In the embodiment of Fig. 1, the microphone assembly 10 is adapted to transmit the audio signals as captured by the microphone 18, i.e. without shaping or modifying of the audio signals, to the implantable assembly 14. This design minimizes the power which has to be transmitted through the transcutaneous link.

In Fig. 2 a modified embodiment of the invention is shown wherein an audio signal processing unit 32' is provided as part of the microphone assembly 10 rather than as part of the implantable assembly 14. The audio signal processing unit 32' serves to process the audio signals captured by the microphone 18 prior to transmitting the audio signals via the transmission unit 20 and the antenna 22 to the implantable assembly 14 and thereby performs the function of the audio signal processing unit 32 of the embodiment of Fig. 1. According to the embodiment of Fig. 2, the audio signal processing unit 32 has been removed from the implantable assembly 14.. The design according to Fig. 2 makes it particularly easy to upgrade the signal processing when new technology becomes available, because no surgical intervention is needed to replace the signal processor.

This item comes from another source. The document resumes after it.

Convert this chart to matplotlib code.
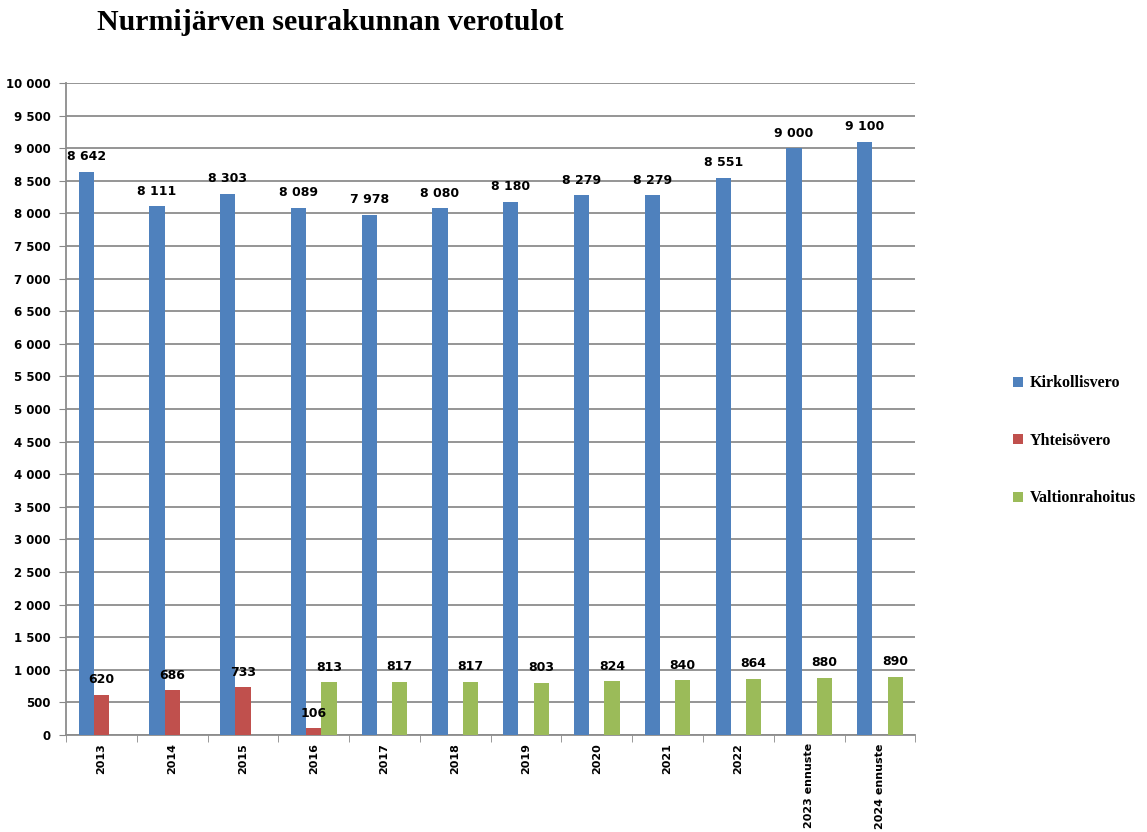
import numpy as np
import matplotlib.pyplot as plt
from matplotlib.ticker import FuncFormatter

years = ['2013', '2014', '2015', '2016', '2017', '2018', '2019', '2020',
         '2021', '2022', '2023 ennuste', '2024 ennuste']
kirkollisvero = [8642, 8111, 8303, 8089, 7978, 8080, 8180, 8279, 8279, 8551, 9000, 9100]
yhteisovero = [620, 686, 733, 106, None, None, None, None, None, None, None, None]
valtionrahoitus = [None, None, None, 813, 817, 817, 803, 824, 840, 864, 880, 890]

series = [('Kirkollisvero', kirkollisvero, '#4F81BD'),
          ('Yhteisövero', yhteisovero, '#C0504D'),
          ('Valtionrahoitus', valtionrahoitus, '#9BBB59')]

def fmt(v):
    return '{:,}'.format(int(v)).replace(',', ' ')

fig = plt.figure(figsize=(11.47, 8.32), dpi=100)
ax = fig.add_axes([0.0575, 0.1166, 0.7405, 0.7836])

x = np.arange(len(years))
w = 0.215
for i, (name, vals, col) in enumerate(series):
    xs = [xi + (i - 1) * w for xi, v in zip(x, vals) if v is not None]
    vs = [v for v in vals if v is not None]
    bars = ax.bar(xs, vs, width=w, color=col, label=name, zorder=3)
    for b, v in zip(bars, vs):
        ax.text(b.get_x() + b.get_width() / 2, v + 130, fmt(v), ha='center',
                va='bottom', fontsize=9, fontweight='bold', zorder=4)

ax.set_xlim(-0.5, len(years) - 0.5)
ax.set_ylim(0, 10000)
ax.set_yticks(np.arange(0, 10001, 500))
ax.yaxis.set_major_formatter(FuncFormatter(lambda v, p: fmt(v)))
ax.set_xticks(x)
ax.set_xticklabels(years, rotation=90, fontsize=8, fontweight='bold')
ax.set_xticks(np.arange(-0.5, len(years)), minor=True)
ax.tick_params(axis='x', which='major', length=0, pad=6)
ax.tick_params(axis='x', which='minor', length=5, color='#888888')
ax.tick_params(axis='y', labelsize=8.5, length=5, color='#888888', pad=6)
for lab in ax.get_yticklabels():
    lab.set_fontweight('bold')

ax.grid(axis='y', color='#8c8c8c', linewidth=1.3, zorder=0)
ax.set_axisbelow(True)
for s in ['top', 'right']:
    ax.spines[s].set_visible(False)
ax.spines['left'].set_color('#8c8c8c')
ax.spines['bottom'].set_color('#8c8c8c')
ax.spines['left'].set_linewidth(1.3)
ax.spines['bottom'].set_linewidth(1.3)

fig.text(0.288, 0.973, 'Nurmijärven seurakunnan verotulot', ha='center', va='center',
         fontsize=21.5, fontweight='bold', family='Liberation Serif')

fig.legend(loc='center left', bbox_to_anchor=(0.871, 0.47), frameon=False,
           prop={'family': 'Liberation Serif', 'weight': 'bold', 'size': 11.5},
           labelspacing=2.6, handlelength=0.6, handleheight=0.6, handletextpad=0.4)

fig.savefig('out.png', dpi=100)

In all embodiments, the implantable assembly 14 may contain logic that assesses the link quality with the microphone assembly 10 and creates audibles signals that guide the user of the system in aligning the microphone assembly 10, in particular the transmit and receive coils thereof, with the implantable assembly 10, in particular the transmit and receive coils thereof.

The present invention provides for a partially implantable hearing device which is functionally equivalent to a fully implantable device in that it may be water-proof and compatible with vigorous movement, without encountering the typical problems of fully implantable devices, such as microphone bio-compatibility and microphone vibration sensitivity.